**DATA SECTION**
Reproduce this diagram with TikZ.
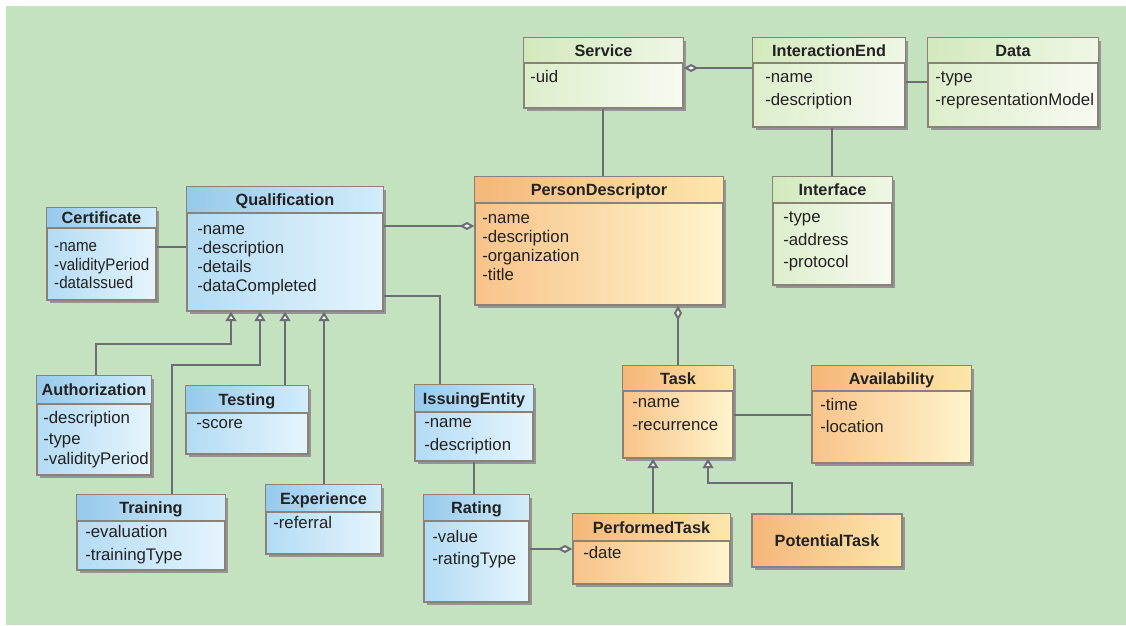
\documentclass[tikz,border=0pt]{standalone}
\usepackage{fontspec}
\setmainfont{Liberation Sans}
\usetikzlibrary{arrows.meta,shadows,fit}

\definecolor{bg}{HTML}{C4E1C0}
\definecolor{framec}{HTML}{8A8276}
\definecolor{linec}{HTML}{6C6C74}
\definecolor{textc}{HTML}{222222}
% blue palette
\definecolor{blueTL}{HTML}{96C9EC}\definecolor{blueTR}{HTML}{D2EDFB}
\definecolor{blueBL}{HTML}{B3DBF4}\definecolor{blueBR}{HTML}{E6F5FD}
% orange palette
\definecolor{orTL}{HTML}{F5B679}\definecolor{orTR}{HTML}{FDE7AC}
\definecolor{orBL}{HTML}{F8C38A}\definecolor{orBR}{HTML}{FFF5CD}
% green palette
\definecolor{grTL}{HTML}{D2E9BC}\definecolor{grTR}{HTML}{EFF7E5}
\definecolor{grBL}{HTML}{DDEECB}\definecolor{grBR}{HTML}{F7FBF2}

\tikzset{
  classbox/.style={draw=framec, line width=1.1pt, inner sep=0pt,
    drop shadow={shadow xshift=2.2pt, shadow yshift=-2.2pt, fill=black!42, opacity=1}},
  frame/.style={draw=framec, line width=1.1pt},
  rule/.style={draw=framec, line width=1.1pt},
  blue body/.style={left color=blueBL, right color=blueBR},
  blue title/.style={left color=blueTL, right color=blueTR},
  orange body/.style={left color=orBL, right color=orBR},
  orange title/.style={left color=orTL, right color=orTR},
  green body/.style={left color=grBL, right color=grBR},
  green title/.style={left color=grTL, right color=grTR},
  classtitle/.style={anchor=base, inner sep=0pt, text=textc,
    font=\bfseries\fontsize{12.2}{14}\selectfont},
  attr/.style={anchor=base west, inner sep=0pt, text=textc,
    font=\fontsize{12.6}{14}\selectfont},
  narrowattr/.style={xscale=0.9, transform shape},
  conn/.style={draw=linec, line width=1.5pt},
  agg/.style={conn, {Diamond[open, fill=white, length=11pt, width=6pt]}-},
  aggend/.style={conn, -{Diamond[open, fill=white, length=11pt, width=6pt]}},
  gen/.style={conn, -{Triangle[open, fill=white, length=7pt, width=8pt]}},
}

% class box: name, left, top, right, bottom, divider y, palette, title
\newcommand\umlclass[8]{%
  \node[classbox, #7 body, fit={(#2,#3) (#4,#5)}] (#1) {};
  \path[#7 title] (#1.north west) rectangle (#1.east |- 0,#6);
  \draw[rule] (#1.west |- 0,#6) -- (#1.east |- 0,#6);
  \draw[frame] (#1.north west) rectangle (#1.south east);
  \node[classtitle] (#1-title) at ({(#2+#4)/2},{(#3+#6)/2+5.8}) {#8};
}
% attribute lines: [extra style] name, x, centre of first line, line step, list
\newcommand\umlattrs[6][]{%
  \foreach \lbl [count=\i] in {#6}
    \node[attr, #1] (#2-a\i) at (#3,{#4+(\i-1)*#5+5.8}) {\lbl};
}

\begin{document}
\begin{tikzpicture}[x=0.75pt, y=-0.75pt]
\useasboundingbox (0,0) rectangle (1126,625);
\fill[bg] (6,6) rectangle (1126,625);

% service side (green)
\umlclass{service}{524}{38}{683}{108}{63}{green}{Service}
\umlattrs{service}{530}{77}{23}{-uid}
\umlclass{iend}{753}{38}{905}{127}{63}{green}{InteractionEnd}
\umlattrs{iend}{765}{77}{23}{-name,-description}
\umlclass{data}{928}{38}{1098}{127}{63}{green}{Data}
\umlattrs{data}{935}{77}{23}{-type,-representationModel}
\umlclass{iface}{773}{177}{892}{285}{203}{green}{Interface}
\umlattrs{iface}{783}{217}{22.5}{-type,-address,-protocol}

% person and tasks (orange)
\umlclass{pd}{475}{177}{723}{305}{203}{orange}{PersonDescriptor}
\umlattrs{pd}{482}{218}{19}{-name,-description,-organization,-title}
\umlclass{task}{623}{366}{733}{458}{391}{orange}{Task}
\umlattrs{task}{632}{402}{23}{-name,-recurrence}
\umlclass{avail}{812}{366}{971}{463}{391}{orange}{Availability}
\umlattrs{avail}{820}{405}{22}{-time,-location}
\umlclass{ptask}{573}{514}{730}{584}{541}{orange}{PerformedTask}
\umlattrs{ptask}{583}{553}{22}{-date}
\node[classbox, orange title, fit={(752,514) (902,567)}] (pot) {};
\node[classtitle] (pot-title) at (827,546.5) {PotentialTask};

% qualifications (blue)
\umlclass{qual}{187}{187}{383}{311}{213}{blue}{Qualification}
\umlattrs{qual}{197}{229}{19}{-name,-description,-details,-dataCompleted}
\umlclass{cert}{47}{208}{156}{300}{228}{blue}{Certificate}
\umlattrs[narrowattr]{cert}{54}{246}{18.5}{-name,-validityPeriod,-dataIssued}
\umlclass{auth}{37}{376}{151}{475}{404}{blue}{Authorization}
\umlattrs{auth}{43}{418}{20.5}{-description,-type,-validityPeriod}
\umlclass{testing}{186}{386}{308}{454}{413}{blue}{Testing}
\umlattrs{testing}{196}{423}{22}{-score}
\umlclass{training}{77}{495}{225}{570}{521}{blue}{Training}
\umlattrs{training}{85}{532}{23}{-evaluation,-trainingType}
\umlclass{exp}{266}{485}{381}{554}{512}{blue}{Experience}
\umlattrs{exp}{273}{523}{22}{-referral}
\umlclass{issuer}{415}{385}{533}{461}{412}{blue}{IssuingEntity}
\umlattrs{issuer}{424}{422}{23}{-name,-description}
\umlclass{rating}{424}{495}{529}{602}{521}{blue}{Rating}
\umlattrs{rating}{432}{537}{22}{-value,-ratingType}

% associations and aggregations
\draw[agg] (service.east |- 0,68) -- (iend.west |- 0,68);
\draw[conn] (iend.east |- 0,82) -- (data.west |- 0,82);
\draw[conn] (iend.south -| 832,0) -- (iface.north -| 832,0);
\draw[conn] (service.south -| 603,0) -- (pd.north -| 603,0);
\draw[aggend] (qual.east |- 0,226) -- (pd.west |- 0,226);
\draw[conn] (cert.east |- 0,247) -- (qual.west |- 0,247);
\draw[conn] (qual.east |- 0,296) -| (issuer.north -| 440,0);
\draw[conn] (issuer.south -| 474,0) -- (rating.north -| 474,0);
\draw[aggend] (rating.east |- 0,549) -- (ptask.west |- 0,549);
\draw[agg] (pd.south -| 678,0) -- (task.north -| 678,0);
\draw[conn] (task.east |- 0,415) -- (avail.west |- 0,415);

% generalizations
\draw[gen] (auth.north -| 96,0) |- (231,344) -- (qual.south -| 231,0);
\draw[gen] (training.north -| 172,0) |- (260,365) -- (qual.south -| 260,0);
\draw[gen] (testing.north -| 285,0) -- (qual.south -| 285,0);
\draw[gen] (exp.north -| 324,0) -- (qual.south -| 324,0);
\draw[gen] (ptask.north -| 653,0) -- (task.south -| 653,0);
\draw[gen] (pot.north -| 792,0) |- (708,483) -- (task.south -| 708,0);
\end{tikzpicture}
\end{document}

**WHAT TO DO**
Except for the pictures, print the data above exactly.

**CORRECT OUTPUT**
Reproduce this diagram with TikZ.
\documentclass[tikz,border=0pt]{standalone}
\usepackage{fontspec}
\setmainfont{Liberation Sans}
\usetikzlibrary{arrows.meta,shadows,fit}

\definecolor{bg}{HTML}{C4E1C0}
\definecolor{framec}{HTML}{8A8276}
\definecolor{linec}{HTML}{6C6C74}
\definecolor{textc}{HTML}{222222}
% blue palette
\definecolor{blueTL}{HTML}{96C9EC}\definecolor{blueTR}{HTML}{D2EDFB}
\definecolor{blueBL}{HTML}{B3DBF4}\definecolor{blueBR}{HTML}{E6F5FD}
% orange palette
\definecolor{orTL}{HTML}{F5B679}\definecolor{orTR}{HTML}{FDE7AC}
\definecolor{orBL}{HTML}{F8C38A}\definecolor{orBR}{HTML}{FFF5CD}
% green palette
\definecolor{grTL}{HTML}{D2E9BC}\definecolor{grTR}{HTML}{EFF7E5}
\definecolor{grBL}{HTML}{DDEECB}\definecolor{grBR}{HTML}{F7FBF2}

\tikzset{
  classbox/.style={draw=framec, line width=1.1pt, inner sep=0pt,
    drop shadow={shadow xshift=2.2pt, shadow yshift=-2.2pt, fill=black!42, opacity=1}},
  frame/.style={draw=framec, line width=1.1pt},
  rule/.style={draw=framec, line width=1.1pt},
  blue body/.style={left color=blueBL, right color=blueBR},
  blue title/.style={left color=blueTL, right color=blueTR},
  orange body/.style={left color=orBL, right color=orBR},
  orange title/.style={left color=orTL, right color=orTR},
  green body/.style={left color=grBL, right color=grBR},
  green title/.style={left color=grTL, right color=grTR},
  classtitle/.style={anchor=base, inner sep=0pt, text=textc,
    font=\bfseries\fontsize{12.2}{14}\selectfont},
  attr/.style={anchor=base west, inner sep=0pt, text=textc,
    font=\fontsize{12.6}{14}\selectfont},
  narrowattr/.style={xscale=0.9, transform shape},
  conn/.style={draw=linec, line width=1.5pt},
  agg/.style={conn, {Diamond[open, fill=white, length=11pt, width=6pt]}-},
  aggend/.style={conn, -{Diamond[open, fill=white, length=11pt, width=6pt]}},
  gen/.style={conn, -{Triangle[open, fill=white, length=7pt, width=8pt]}},
}

% class box: name, left, top, right, bottom, divider y, palette, title
\newcommand\umlclass[8]{%
  \node[classbox, #7 body, fit={(#2,#3) (#4,#5)}] (#1) {};
  \path[#7 title] (#1.north west) rectangle (#1.east |- 0,#6);
  \draw[rule] (#1.west |- 0,#6) -- (#1.east |- 0,#6);
  \draw[frame] (#1.north west) rectangle (#1.south east);
  \node[classtitle] (#1-title) at ({(#2+#4)/2},{(#3+#6)/2+5.8}) {#8};
}
% attribute lines: [extra style] name, x, centre of first line, line step, list
\newcommand\umlattrs[6][]{%
  \foreach \lbl [count=\i] in {#6}
    \node[attr, #1] (#2-a\i) at (#3,{#4+(\i-1)*#5+5.8}) {\lbl};
}

\begin{document}
\begin{tikzpicture}[x=0.75pt, y=-0.75pt]
\useasboundingbox (0,0) rectangle (1126,625);
\fill[bg] (6,6) rectangle (1126,625);

% service side (green)
\umlclass{service}{524}{38}{683}{108}{63}{green}{Service}
\umlattrs{service}{530}{77}{23}{-uid}
\umlclass{iend}{753}{38}{905}{127}{63}{green}{InteractionEnd}
\umlattrs{iend}{765}{77}{23}{-name,-description}
\umlclass{data}{928}{38}{1098}{127}{63}{green}{Data}
\umlattrs{data}{935}{77}{23}{-type,-representationModel}
\umlclass{iface}{773}{177}{892}{285}{203}{green}{Interface}
\umlattrs{iface}{783}{217}{22.5}{-type,-address,-protocol}

% person and tasks (orange)
\umlclass{pd}{475}{177}{723}{305}{203}{orange}{PersonDescriptor}
\umlattrs{pd}{482}{218}{19}{-name,-description,-organization,-title}
\umlclass{task}{623}{366}{733}{458}{391}{orange}{Task}
\umlattrs{task}{632}{402}{23}{-name,-recurrence}
\umlclass{avail}{812}{366}{971}{463}{391}{orange}{Availability}
\umlattrs{avail}{820}{405}{22}{-time,-location}
\umlclass{ptask}{573}{514}{730}{584}{541}{orange}{PerformedTask}
\umlattrs{ptask}{583}{553}{22}{-date}
\node[classbox, orange title, fit={(752,514) (902,567)}] (pot) {};
\node[classtitle] (pot-title) at (827,546.5) {PotentialTask};

% qualifications (blue)
\umlclass{qual}{187}{187}{383}{311}{213}{blue}{Qualification}
\umlattrs{qual}{197}{229}{19}{-name,-description,-details,-dataCompleted}
\umlclass{cert}{47}{208}{156}{300}{228}{blue}{Certificate}
\umlattrs[narrowattr]{cert}{54}{246}{18.5}{-name,-validityPeriod,-dataIssued}
\umlclass{auth}{37}{376}{151}{475}{404}{blue}{Authorization}
\umlattrs{auth}{43}{418}{20.5}{-description,-type,-validityPeriod}
\umlclass{testing}{186}{386}{308}{454}{413}{blue}{Testing}
\umlattrs{testing}{196}{423}{22}{-score}
\umlclass{training}{77}{495}{225}{570}{521}{blue}{Training}
\umlattrs{training}{85}{532}{23}{-evaluation,-trainingType}
\umlclass{exp}{266}{485}{381}{554}{512}{blue}{Experience}
\umlattrs{exp}{273}{523}{22}{-referral}
\umlclass{issuer}{415}{385}{533}{461}{412}{blue}{IssuingEntity}
\umlattrs{issuer}{424}{422}{23}{-name,-description}
\umlclass{rating}{424}{495}{529}{602}{521}{blue}{Rating}
\umlattrs{rating}{432}{537}{22}{-value,-ratingType}

% associations and aggregations
\draw[agg] (service.east |- 0,68) -- (iend.west |- 0,68);
\draw[conn] (iend.east |- 0,82) -- (data.west |- 0,82);
\draw[conn] (iend.south -| 832,0) -- (iface.north -| 832,0);
\draw[conn] (service.south -| 603,0) -- (pd.north -| 603,0);
\draw[aggend] (qual.east |- 0,226) -- (pd.west |- 0,226);
\draw[conn] (cert.east |- 0,247) -- (qual.west |- 0,247);
\draw[conn] (qual.east |- 0,296) -| (issuer.north -| 440,0);
\draw[conn] (issuer.south -| 474,0) -- (rating.north -| 474,0);
\draw[aggend] (rating.east |- 0,549) -- (ptask.west |- 0,549);
\draw[agg] (pd.south -| 678,0) -- (task.north -| 678,0);
\draw[conn] (task.east |- 0,415) -- (avail.west |- 0,415);

% generalizations
\draw[gen] (auth.north -| 96,0) |- (231,344) -- (qual.south -| 231,0);
\draw[gen] (training.north -| 172,0) |- (260,365) -- (qual.south -| 260,0);
\draw[gen] (testing.north -| 285,0) -- (qual.south -| 285,0);
\draw[gen] (exp.north -| 324,0) -- (qual.south -| 324,0);
\draw[gen] (ptask.north -| 653,0) -- (task.south -| 653,0);
\draw[gen] (pot.north -| 792,0) |- (708,483) -- (task.south -| 708,0);
\end{tikzpicture}
\end{document}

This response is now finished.